-- START --

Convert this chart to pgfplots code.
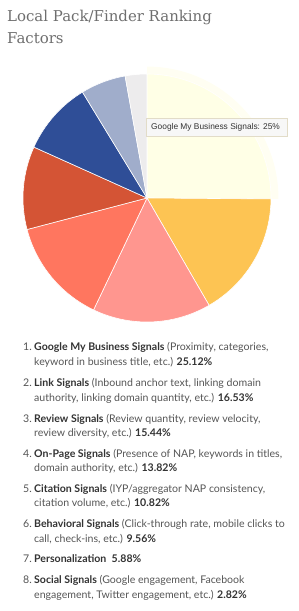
\documentclass[border=0pt]{standalone}
\usepackage{pgfplots}
\pgfplotsset{compat=1.18}
\usepackage{fontspec}
\setmainfont{Lato}
\newfontfamily\titlefont{DejaVu Serif}
\newfontfamily\tipfont{Liberation Sans}
\definecolor{gmb}{HTML}{FFFFE6}
\definecolor{gmbhalo}{HTML}{FFFEF2}
\definecolor{link}{HTML}{FDC453}
\definecolor{review}{HTML}{FF968F}
\definecolor{onpage}{HTML}{FF765F}
\definecolor{citation}{HTML}{D45435}
\definecolor{behav}{HTML}{2F4E97}
\definecolor{person}{HTML}{A0ADCB}
\definecolor{social}{HTML}{EDECED}
\definecolor{titlegray}{HTML}{6E6E6E}
\definecolor{txt}{HTML}{555555}
\definecolor{txtb}{HTML}{333333}
\definecolor{tipbg}{HTML}{F7F7F7}
\definecolor{tipborder}{HTML}{E2DCC8}
\newcommand{\B}[1]{{\bfseries\color{txtb}#1}}
\begin{document}
\begin{tikzpicture}
\path[use as bounding box] (0bp,0bp) rectangle (299bp,611bp);
\node[anchor=base west, inner sep=0, text=titlegray, font=\titlefont\fontsize{15}{22}\selectfont] at (7bp,589bp) {Local Pack/Finder Ranking};
\node[anchor=base west, inner sep=0, text=titlegray, font=\titlefont\fontsize{15}{22}\selectfont] at (7bp,567bp) {Factors};
\begin{axis}[hide axis, scale only axis, width=248bp, height=248bp,
  xmin=-1, xmax=1, ymin=-1, ymax=1, at={(147bp,413bp)}, anchor=center, clip=false]
% halo of the highlighted slice
\addplot[fill=gmbhalo, draw=none, domain=-0.43:90, samples=60, variable=\t] ({1.06*cos(\t)},{1.06*sin(\t)}) -- (axis cs:0,0) -- cycle;
\gdef\cum{0}
\foreach \v/\c in {25.12/gmb, 16.53/link, 15.44/review, 13.82/onpage, 10.82/citation, 9.56/behav, 5.88/person, 2.82/social}{
  \pgfmathsetmacro\a{90-3.6*\cum}
  \pgfmathsetmacro\b{90-3.6*(\cum+\v)}
  \pgfmathsetmacro\newcum{\cum+\v}
  \xdef\cum{\newcum}
  \edef\temp{\noexpand\addplot[fill=\c, draw=white, line width=0.6pt, domain=\b:\a, samples=60, variable=\noexpand\t] ({cos(\noexpand\t)},{sin(\noexpand\t)}) -- (axis cs:0,0) -- cycle;}
  \temp
}
\end{axis}
% tooltip
\fill[black!8] (147bp,474bp) rectangle (288bp,492bp);
\filldraw[fill=tipbg, draw=tipborder, line width=0.6pt] (146bp,475bp) rectangle (287bp,493bp);
\node[anchor=base west, inner sep=0, text=txtb, font=\tipfont\fontsize{8.4}{10}\selectfont] at (151bp,481bp) {Google My Business Signals: 25\%};
% list
\begin{scope}[every node/.style={anchor=base west, inner sep=0, text=txt, font=\fontsize{10.6}{12}\selectfont}]
\node at (23bp,260bp) {1.};
\node at (34bp,260bp) {\B{Google My Business Signals} (Proximity, categories,};
\node at (34bp,245bp) {keyword in business title, etc.) \B{25.12\%}};
\node at (23bp,224bp) {2.};
\node at (34bp,224bp) {\B{Link Signals} (Inbound anchor text, linking domain};
\node at (34bp,209bp) {authority, linking domain quantity, etc.) \B{16.53\%}};
\node at (23bp,188bp) {3.};
\node at (34bp,188bp) {\B{Review Signals} (Review quantity, review velocity,};
\node at (34bp,174bp) {review diversity, etc.) \B{15.44\%}};
\node at (23bp,153bp) {4.};
\node at (34bp,153bp) {\B{On-Page Signals} (Presence of NAP, keywords in titles,};
\node at (34bp,139bp) {domain authority, etc.) \B{13.82\%}};
\node at (23bp,118bp) {5.};
\node at (34bp,118bp) {\B{Citation Signals} (IYP/aggregator NAP consistency,};
\node at (34bp,104bp) {citation volume, etc.) \B{10.82\%}};
\node at (23bp,83bp) {6.};
\node at (34bp,83bp) {\B{Behavioral Signals} (Click-through rate, mobile clicks to};
\node at (34bp,68bp) {call, check-ins, etc.) \B{9.56\%}};
\node at (23bp,48bp) {7.};
\node at (34bp,48bp) {\B{Personalization}\ \ \B{5.88\%}};
\node at (23bp,28bp) {8.};
\node at (34bp,28bp) {\B{Social Signals} (Google engagement, Facebook};
\node at (34bp,13bp) {engagement, Twitter engagement, etc.) \B{2.82\%}};
\end{scope}
\end{tikzpicture}
\end{document}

-- END --

* _What needs to be done_
From the material above, copy everything exactly but the pictures.

* _Solution to the exercise_
Convert this chart to pgfplots code.
\documentclass[border=0pt]{standalone}
\usepackage{pgfplots}
\pgfplotsset{compat=1.18}
\usepackage{fontspec}
\setmainfont{Lato}
\newfontfamily\titlefont{DejaVu Serif}
\newfontfamily\tipfont{Liberation Sans}
\definecolor{gmb}{HTML}{FFFFE6}
\definecolor{gmbhalo}{HTML}{FFFEF2}
\definecolor{link}{HTML}{FDC453}
\definecolor{review}{HTML}{FF968F}
\definecolor{onpage}{HTML}{FF765F}
\definecolor{citation}{HTML}{D45435}
\definecolor{behav}{HTML}{2F4E97}
\definecolor{person}{HTML}{A0ADCB}
\definecolor{social}{HTML}{EDECED}
\definecolor{titlegray}{HTML}{6E6E6E}
\definecolor{txt}{HTML}{555555}
\definecolor{txtb}{HTML}{333333}
\definecolor{tipbg}{HTML}{F7F7F7}
\definecolor{tipborder}{HTML}{E2DCC8}
\newcommand{\B}[1]{{\bfseries\color{txtb}#1}}
\begin{document}
\begin{tikzpicture}
\path[use as bounding box] (0bp,0bp) rectangle (299bp,611bp);
\node[anchor=base west, inner sep=0, text=titlegray, font=\titlefont\fontsize{15}{22}\selectfont] at (7bp,589bp) {Local Pack/Finder Ranking};
\node[anchor=base west, inner sep=0, text=titlegray, font=\titlefont\fontsize{15}{22}\selectfont] at (7bp,567bp) {Factors};
\begin{axis}[hide axis, scale only axis, width=248bp, height=248bp,
  xmin=-1, xmax=1, ymin=-1, ymax=1, at={(147bp,413bp)}, anchor=center, clip=false]
% halo of the highlighted slice
\addplot[fill=gmbhalo, draw=none, domain=-0.43:90, samples=60, variable=\t] ({1.06*cos(\t)},{1.06*sin(\t)}) -- (axis cs:0,0) -- cycle;
\gdef\cum{0}
\foreach \v/\c in {25.12/gmb, 16.53/link, 15.44/review, 13.82/onpage, 10.82/citation, 9.56/behav, 5.88/person, 2.82/social}{
  \pgfmathsetmacro\a{90-3.6*\cum}
  \pgfmathsetmacro\b{90-3.6*(\cum+\v)}
  \pgfmathsetmacro\newcum{\cum+\v}
  \xdef\cum{\newcum}
  \edef\temp{\noexpand\addplot[fill=\c, draw=white, line width=0.6pt, domain=\b:\a, samples=60, variable=\noexpand\t] ({cos(\noexpand\t)},{sin(\noexpand\t)}) -- (axis cs:0,0) -- cycle;}
  \temp
}
\end{axis}
% tooltip
\fill[black!8] (147bp,474bp) rectangle (288bp,492bp);
\filldraw[fill=tipbg, draw=tipborder, line width=0.6pt] (146bp,475bp) rectangle (287bp,493bp);
\node[anchor=base west, inner sep=0, text=txtb, font=\tipfont\fontsize{8.4}{10}\selectfont] at (151bp,481bp) {Google My Business Signals: 25\%};
% list
\begin{scope}[every node/.style={anchor=base west, inner sep=0, text=txt, font=\fontsize{10.6}{12}\selectfont}]
\node at (23bp,260bp) {1.};
\node at (34bp,260bp) {\B{Google My Business Signals} (Proximity, categories,};
\node at (34bp,245bp) {keyword in business title, etc.) \B{25.12\%}};
\node at (23bp,224bp) {2.};
\node at (34bp,224bp) {\B{Link Signals} (Inbound anchor text, linking domain};
\node at (34bp,209bp) {authority, linking domain quantity, etc.) \B{16.53\%}};
\node at (23bp,188bp) {3.};
\node at (34bp,188bp) {\B{Review Signals} (Review quantity, review velocity,};
\node at (34bp,174bp) {review diversity, etc.) \B{15.44\%}};
\node at (23bp,153bp) {4.};
\node at (34bp,153bp) {\B{On-Page Signals} (Presence of NAP, keywords in titles,};
\node at (34bp,139bp) {domain authority, etc.) \B{13.82\%}};
\node at (23bp,118bp) {5.};
\node at (34bp,118bp) {\B{Citation Signals} (IYP/aggregator NAP consistency,};
\node at (34bp,104bp) {citation volume, etc.) \B{10.82\%}};
\node at (23bp,83bp) {6.};
\node at (34bp,83bp) {\B{Behavioral Signals} (Click-through rate, mobile clicks to};
\node at (34bp,68bp) {call, check-ins, etc.) \B{9.56\%}};
\node at (23bp,48bp) {7.};
\node at (34bp,48bp) {\B{Personalization}\ \ \B{5.88\%}};
\node at (23bp,28bp) {8.};
\node at (34bp,28bp) {\B{Social Signals} (Google engagement, Facebook};
\node at (34bp,13bp) {engagement, Twitter engagement, etc.) \B{2.82\%}};
\end{scope}
\end{tikzpicture}
\end{document}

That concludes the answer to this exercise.